In their place, Ingram has seen a big pick-up in orders for cookbooks, crafts books, quilting, nesting and all manner of stay-at-home activity books. Russenberger added that books "you could absolutely count on"--such as Stephen King and Peter Straub's Black House (Random)--"just aren't selling as well any longer."

Ingram remains unconvinced of its ability to sell instant books about September 11. "At first there was one, then four, then six," said Russenberger. "I'm worried that there are so many, and I'm not sure there's one leader that's going to emerge. We have not taken humongous stands, and we've bought them in more modest quantities. I'd be less worried about How Did This Happen? [Public Affairs] or Restoring Faith [Walker], both of which we're getting pretty good advance demand on." So far, only Our Mission and Our Moment, Newmarket' s reproduction of President Bush's address to the nation on September 20, "has had a little life, mostly due to its $6 price tag."

"The instant is over and a lot of that stuff isn't moving," Audrey Seitz, Ingram's v-p of marketing, told PW. "Plus, sales of the patriotic titles never panned out, and the September 11 commemorative coffee table books that are just now coming out, might be best for collectors. These people will buy a shrink-wrapped title and put it away and give it to their grandkids. Again, the price point will have a lot to do with it."

Non-topical Hot Titles

Books unrelated to September 11 that are selling strongly at Ingram include The Best Loved Poems of Jacqueline Kennedy Onassis, edited by Caroline Kennedy (Hyperion); The Mitford Snowmen by Jan Karon (Viking), Roosevelt's Secret War: FDR and World War II Espionage by Joseph E. Persico (Random); and the Left Behind series (Tyndale). Fiery Cross, the fifth in the Outlander Series by Diane Gabaldon (Delacorte) has just arrived at Ingram and is also selling "really well," something Russenberger attributes to Delacorte's repackaging and aggressive marketing of the series.

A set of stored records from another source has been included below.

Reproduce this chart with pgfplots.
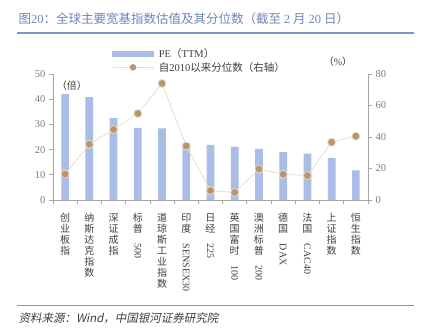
\documentclass[border=0pt]{standalone}
\usepackage{fontspec}
\usepackage{graphicx}
\usepackage{pgfplots}
\pgfplotsset{compat=1.18}
\setmainfont{Liberation Serif}
\newfontfamily\cjk{Noto Sans CJK SC}
\newfontfamily\cjkit[FakeSlant=0.2]{Noto Sans CJK SC}
\definecolor{barcol}{HTML}{A9BDE6}
\definecolor{dotcol}{HTML}{B9956A}
\definecolor{linecol}{HTML}{EBDDCB}
\definecolor{titlecol}{HTML}{6F86B9}
\definecolor{rulecol}{HTML}{7F93C8}
\definecolor{axcol}{HTML}{A6A6A6}
\definecolor{tickcol}{HTML}{7F7F7F}
\definecolor{labcol}{HTML}{404040}
\newcommand{\R}[1]{\rotatebox{-90}{\rmfamily #1}}
\begin{document}
\begin{tikzpicture}[x=1pt,y=1pt]
\path[use as bounding box, fill=white] (0,0) rectangle (424,333);
% title
\node[anchor=west, text=titlecol, font=\fontsize{12.5}{14}\selectfont] at (15,314.5) {\cjk 图\rmfamily 20\cjk：全球主要宽基指数估值及其分位数（截至 \rmfamily 2 \cjk 月 \rmfamily 20 \cjk 日）};
\draw[rulecol, line width=1.3pt] (17,300) -- (414,300);
\draw[rulecol, line width=0.8pt] (17,28) -- (414,28);
\node[anchor=west, text=labcol, font=\fontsize{11.5}{13}\selectfont] at (15,15) {\cjkit 资料来源：\itshape Wind\cjkit ，中国银河证券研究院};
\begin{axis}[
  at={(53pt,133pt)}, anchor=south west,
  scale only axis, width=315pt, height=126pt,
  xmin=-0.5, xmax=12.5, ymin=0, ymax=50,
  axis y line*=left, axis x line*=bottom,
  axis line style={axcol, line width=0.8pt},
  ytick={0,10,...,50},
  yticklabel style={text=tickcol, font=\rmfamily\fontsize{10.5}{12}\selectfont},
  /pgf/number format/assume math mode=true,
  tick style={axcol, line width=0.8pt},
  major tick length=4pt,
  tick align=outside,
  xtick={0,...,12},
  x tick style={draw=none},
  xticklabel style={anchor=north, align=center, text=labcol, font=\fontsize{10}{11}\selectfont\cjk, yshift=-6pt},
  xticklabels={
    {创\\业\\板\\指},
    {纳\\斯\\达\\克\\指\\数},
    {深\\证\\成\\指},
    {标\\普\\\R{500}},
    {道\\琼\\斯\\工\\业\\指\\数},
    {印\\度\\\R{SENSEX30}},
    {日\\经\\\R{225}},
    {英\\国\\富\\时\\\R{100}},
    {澳\\洲\\标\\普\\\R{200}},
    {德\\国\\\R{DAX}},
    {法\\国\\\R{CAC40}},
    {上\\证\\指\\数},
    {恒\\生\\指\\数}},
  extra x ticks={-0.5,0.5,...,12.5},
  extra x tick labels={},
  extra x tick style={x tick style={draw=axcol, line width=0.8pt}, major tick length=4pt},
  clip=false,
]
\addplot[ybar, bar width=7.7pt, fill=barcol, draw=none] coordinates {
(0,42.0) (1,40.8) (2,32.5) (3,28.6) (4,28.4) (5,22.6) (6,21.9) (7,21.1) (8,20.3) (9,19.0) (10,18.4) (11,16.7) (12,11.8)};
\node[anchor=center, text=labcol, font=\fontsize{10}{12}\selectfont\cjk] at (rel axis cs:0.06,0.91) {（倍）};
\end{axis}
\begin{axis}[
  at={(53pt,133pt)}, anchor=south west,
  scale only axis, width=315pt, height=126pt,
  xmin=-0.5, xmax=12.5, ymin=0, ymax=80,
  axis y line*=right, axis x line=none,
  axis line style={axcol, line width=0.8pt},
  ytick={0,20,...,80},
  yticklabel style={text=tickcol, font=\rmfamily\fontsize{10.5}{12}\selectfont},
  /pgf/number format/assume math mode=true,
  tick style={axcol, line width=0.8pt},
  major tick length=4pt,
  tick align=outside,
  clip=false,
  legend style={at={(rel axis cs:0.187,1.215)}, anchor=north west, draw=none, fill=none,
    font=\fontsize{10.5}{12}\selectfont, text=labcol, row sep=0pt, inner sep=0pt,
    nodes={inner sep=1.5pt}, /tikz/every odd column/.append style={column sep=3.5pt}},
  legend cell align=left,
]
\addlegendimage{legend image code/.code={\fill[barcol] (0pt,-2.6pt) rectangle (41pt,2.6pt);}}
\addlegendentry{PE\cjk（\rmfamily TTM\cjk）}
\addlegendimage{legend image code/.code={\draw[linecol, line width=0.8pt] (0pt,0pt) -- (41pt,0pt); \fill[dotcol] (20.5pt,0pt) circle (3pt);}}
\addlegendentry{\cjk 自\rmfamily 2010\cjk 以来分位数（右轴）}
\addplot[linecol, line width=0.8pt, mark=*, mark size=4pt, mark options={fill=dotcol, draw=none}] coordinates {
(0,16.4) (1,35.4) (2,44.8) (3,54.9) (4,74.0) (5,34.3) (6,6.0) (7,4.8) (8,19.7) (9,16.3) (10,15.5) (11,36.7) (12,40.5)};
\node[anchor=center, text=labcol, font=\fontsize{10}{12}\selectfont] at (rel axis cs:0.905,1.1) {\cjk（\rmfamily\%\cjk）};
\end{axis}
\end{tikzpicture}
\end{document}
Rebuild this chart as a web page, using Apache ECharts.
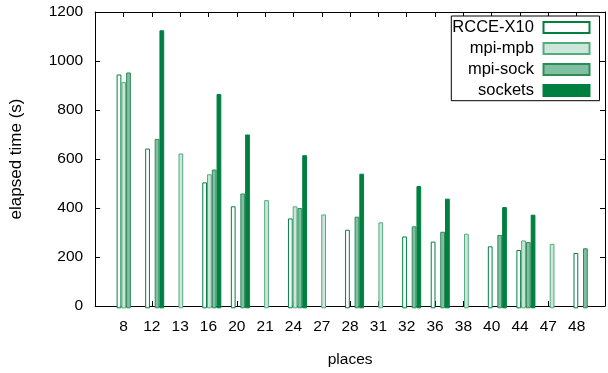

Despite recent controversies involving both authors, demand for front and backlist books by Jonathan Franzen and V.S. Naipaul has also "been huge for a couple of weeks."

With the winter holidays looming, Russenberger identifies single-topic nonfiction books as potential bestsellers. In particular, she sees two books from Walker--Diamond: A Journey to the Heart of an Obsession by Matthew Hart and Salt: A World History by Mark Kurlansky (Jan.)--as strong titles in this category.

The two big movies of the season, Harry Potter and the Sorcerer's Stone and The Fellowship of the Rings, are expected to help sell tie-in titles. But it looks like 2001 will go down as the Year of the Presidential Biography, with David McCullough's John Adams (S&S) and Edmund Morris's Theodore Rex (Random) "the biggest books of the year," according to Russenberger.

Ingram said it is also unconvinced shoppers will pay higher prices for coffee table and gift books. Titles such as Femme Fatale: Famous Beauties, Then & Now by Serge Normant (Viking Studio), The National Enquirer: Thirty Years of Unforgettable Images (Talk Miramax) and Vera Wang on Weddings (Harper Resource) "are a big question mark for us right now," said Russenberger.

The Mitford SnowmenWhen asked about their favorite titles for Christmas, Audrey Seitz recommended John Keegan's The Illustrated History of the First World War (Knopf). "It's a big, expensive book but it's well worth it," she said. Nancy Stewart, another buyer at Ingram, suggests this season's "other" big literary novel, Peace Like a River by Lief Enger (Atlantic Monthly), while Russenberger, Ingram's "resident anglophile," has been "entranced" by Peter Ackroyd's London: The Biography (Doubleday).

Looking forward to January: Ingram is expecting "lots of interest in Mark Twain titles" due to a Ken Burns TV documentary expected in the new year, and The Secret Life of Bees (Viking), an "Ellen Foster-esque" first novel by Sue Monk Kidd that has "independent bookseller phenom written all over it," said Stewart.